Part 4, Chapter 19 Summary: “A Writer’s Method”

This chapter revisits an earlier concept in much more depth: writing from the outside in versus writing from the inside out. A struggling writer who attempts to beat his screenplay into submission so that it will fit his story vision is engaging in the former; the latter includes the professional writer who carefully plots multiple story paths before putting them together in a final narrative outline, called a “treatment,” before finally expanding it into a finished screenplay. This allows the screenwriter to address issues and inconsistencies as they come up without having to scrap and rework an entire story. McKee outlines his personal method within these three steps in detail.

Epilogue Summary: “Fade Out”

This final epilogue closes with a fable about a millipede learning the difference between instinct and craft and a final call to action: “[W]rite every day, line by line, page by page, hour by hour. […] Follow the quest for stories told with meaning and beauty” (419).

Part 4, Chapter 18-Epilogue Analysis

Having laid a foundation, McKee reaches the nitty-gritty application of the craft in “The Text” and “A Writer’s Method.” The first section explores dialogue, description, and camera direction, as well as what to include and what not to include. This is another place where truth and fact start to diverge, as McKee tells us that “dialogue is not conversation” (388). It is not literal fact, but something deeper and truer than fact. The section “Image Systems” compares the screenwriter to a poet (here McKee knowingly contradicts an earlier statement where he says they are mutually exclusive, admitting that was a lie) and the system of visual symbols and motifs in a film to rhyme schemes and other poetic devices.
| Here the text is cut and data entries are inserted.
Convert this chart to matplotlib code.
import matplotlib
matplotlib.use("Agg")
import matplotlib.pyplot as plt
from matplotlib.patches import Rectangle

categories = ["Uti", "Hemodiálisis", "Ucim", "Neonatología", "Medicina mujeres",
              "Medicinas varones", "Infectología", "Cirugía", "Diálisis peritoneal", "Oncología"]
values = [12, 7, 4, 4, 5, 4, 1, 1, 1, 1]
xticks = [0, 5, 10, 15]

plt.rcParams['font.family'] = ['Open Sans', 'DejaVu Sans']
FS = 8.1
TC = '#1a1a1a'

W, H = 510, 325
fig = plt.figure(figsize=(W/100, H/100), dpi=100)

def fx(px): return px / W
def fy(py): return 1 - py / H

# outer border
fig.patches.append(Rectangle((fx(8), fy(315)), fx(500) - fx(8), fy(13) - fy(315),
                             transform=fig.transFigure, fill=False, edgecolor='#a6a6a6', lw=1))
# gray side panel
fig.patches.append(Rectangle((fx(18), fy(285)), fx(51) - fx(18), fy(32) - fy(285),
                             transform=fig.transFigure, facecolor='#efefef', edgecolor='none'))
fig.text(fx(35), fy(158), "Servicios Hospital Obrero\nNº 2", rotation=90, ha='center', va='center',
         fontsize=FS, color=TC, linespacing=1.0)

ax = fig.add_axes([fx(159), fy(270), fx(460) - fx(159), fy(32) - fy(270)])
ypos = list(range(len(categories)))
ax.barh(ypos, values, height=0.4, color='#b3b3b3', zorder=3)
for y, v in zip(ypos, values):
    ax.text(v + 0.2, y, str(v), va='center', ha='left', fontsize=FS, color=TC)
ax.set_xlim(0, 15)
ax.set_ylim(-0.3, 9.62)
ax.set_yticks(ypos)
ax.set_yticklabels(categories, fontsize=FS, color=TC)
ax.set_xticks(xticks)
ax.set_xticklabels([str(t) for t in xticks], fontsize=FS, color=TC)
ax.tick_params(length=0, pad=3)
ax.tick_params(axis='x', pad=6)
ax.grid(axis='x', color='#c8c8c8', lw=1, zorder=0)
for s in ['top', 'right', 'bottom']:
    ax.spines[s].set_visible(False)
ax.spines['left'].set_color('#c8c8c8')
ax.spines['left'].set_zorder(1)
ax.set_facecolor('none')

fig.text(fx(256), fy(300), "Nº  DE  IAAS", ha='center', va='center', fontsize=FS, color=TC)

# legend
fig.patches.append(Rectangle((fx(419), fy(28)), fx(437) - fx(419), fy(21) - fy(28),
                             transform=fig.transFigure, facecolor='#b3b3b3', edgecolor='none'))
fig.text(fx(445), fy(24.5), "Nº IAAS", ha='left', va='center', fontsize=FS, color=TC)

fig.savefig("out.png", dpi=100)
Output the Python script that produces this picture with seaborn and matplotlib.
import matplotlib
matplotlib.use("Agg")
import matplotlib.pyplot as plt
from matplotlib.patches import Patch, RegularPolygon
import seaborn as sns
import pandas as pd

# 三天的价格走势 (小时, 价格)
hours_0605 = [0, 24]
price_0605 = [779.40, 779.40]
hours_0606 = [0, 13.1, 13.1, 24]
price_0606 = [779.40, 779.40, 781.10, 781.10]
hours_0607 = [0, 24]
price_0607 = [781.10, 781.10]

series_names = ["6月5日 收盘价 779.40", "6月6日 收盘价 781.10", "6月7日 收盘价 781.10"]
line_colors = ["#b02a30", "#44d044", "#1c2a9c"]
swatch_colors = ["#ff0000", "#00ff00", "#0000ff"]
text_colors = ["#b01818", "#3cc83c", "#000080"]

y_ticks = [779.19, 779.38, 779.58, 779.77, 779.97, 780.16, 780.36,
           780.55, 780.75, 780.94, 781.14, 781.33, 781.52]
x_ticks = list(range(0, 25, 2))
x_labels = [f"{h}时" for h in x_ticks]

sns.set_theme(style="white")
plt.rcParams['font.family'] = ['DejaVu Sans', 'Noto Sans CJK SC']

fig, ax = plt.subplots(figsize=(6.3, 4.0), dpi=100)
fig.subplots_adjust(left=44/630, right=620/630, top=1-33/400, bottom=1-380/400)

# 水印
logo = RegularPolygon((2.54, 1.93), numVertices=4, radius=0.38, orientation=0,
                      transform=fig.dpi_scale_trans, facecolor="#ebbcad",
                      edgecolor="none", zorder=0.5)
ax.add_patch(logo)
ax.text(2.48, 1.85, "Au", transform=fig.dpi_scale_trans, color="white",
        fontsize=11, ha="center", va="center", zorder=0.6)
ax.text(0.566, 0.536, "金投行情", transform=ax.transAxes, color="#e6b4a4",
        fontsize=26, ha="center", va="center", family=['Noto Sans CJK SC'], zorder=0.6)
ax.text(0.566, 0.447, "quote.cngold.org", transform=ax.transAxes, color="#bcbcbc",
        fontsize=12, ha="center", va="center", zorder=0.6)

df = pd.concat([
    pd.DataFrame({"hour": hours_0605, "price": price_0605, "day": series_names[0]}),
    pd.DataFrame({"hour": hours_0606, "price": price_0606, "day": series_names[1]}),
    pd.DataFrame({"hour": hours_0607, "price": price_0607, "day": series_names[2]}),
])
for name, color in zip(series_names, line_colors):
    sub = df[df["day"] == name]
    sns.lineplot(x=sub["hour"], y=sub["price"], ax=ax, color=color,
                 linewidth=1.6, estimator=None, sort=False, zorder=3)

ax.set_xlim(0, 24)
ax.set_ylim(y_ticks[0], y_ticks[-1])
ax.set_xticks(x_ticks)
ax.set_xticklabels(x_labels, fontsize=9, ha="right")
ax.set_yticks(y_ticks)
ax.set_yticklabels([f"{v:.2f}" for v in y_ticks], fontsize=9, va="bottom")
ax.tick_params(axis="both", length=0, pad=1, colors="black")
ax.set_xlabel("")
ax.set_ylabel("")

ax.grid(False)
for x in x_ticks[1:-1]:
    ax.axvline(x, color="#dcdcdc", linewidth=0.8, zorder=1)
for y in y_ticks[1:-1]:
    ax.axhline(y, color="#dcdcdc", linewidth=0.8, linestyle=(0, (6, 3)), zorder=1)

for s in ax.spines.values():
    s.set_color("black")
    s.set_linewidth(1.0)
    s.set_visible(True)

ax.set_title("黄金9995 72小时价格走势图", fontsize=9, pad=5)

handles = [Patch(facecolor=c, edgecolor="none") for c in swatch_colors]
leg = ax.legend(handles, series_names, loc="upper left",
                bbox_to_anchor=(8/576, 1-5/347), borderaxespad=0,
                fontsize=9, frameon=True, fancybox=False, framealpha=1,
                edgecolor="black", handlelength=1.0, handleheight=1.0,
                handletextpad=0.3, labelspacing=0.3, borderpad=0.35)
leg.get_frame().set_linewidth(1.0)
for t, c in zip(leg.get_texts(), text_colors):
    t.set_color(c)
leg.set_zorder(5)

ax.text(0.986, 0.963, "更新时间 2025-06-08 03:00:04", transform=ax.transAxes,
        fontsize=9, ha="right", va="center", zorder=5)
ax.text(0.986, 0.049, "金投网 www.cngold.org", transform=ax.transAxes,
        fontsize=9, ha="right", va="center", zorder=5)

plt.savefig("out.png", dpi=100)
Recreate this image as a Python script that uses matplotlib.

It is worth noting that McKee drew another parallel between film and poetry earlier in the text when considering the idea of “creative limitation”: Story suggested that a poet working within the confines of poetic structure mirrors the screenwriter working within the confines of genre convention. This suggests yet again that all art exists within the same sphere of human need (and communication of that need) and that the boundaries between art forms are perhaps less tangible than we may think.

In the final chapter, “A Writer’s Method,” the author displays his own personal method for developing an idea “from the outside in” (410). Mirroring the very first chapter, this works as a parallel call to action—showing the place where story theory becomes material reality and giving the student the tools to transform their craft and their ideas into a real product. This chapter and the introduction work as “bookends” for the entire screenwriting journey, bringing to mind the sense of unity between the inciting incident and the climax of a story. Here we see that each call to action binds together the work with its very own story “spine,” carrying the reader to the “end of the line” and to a new beginning.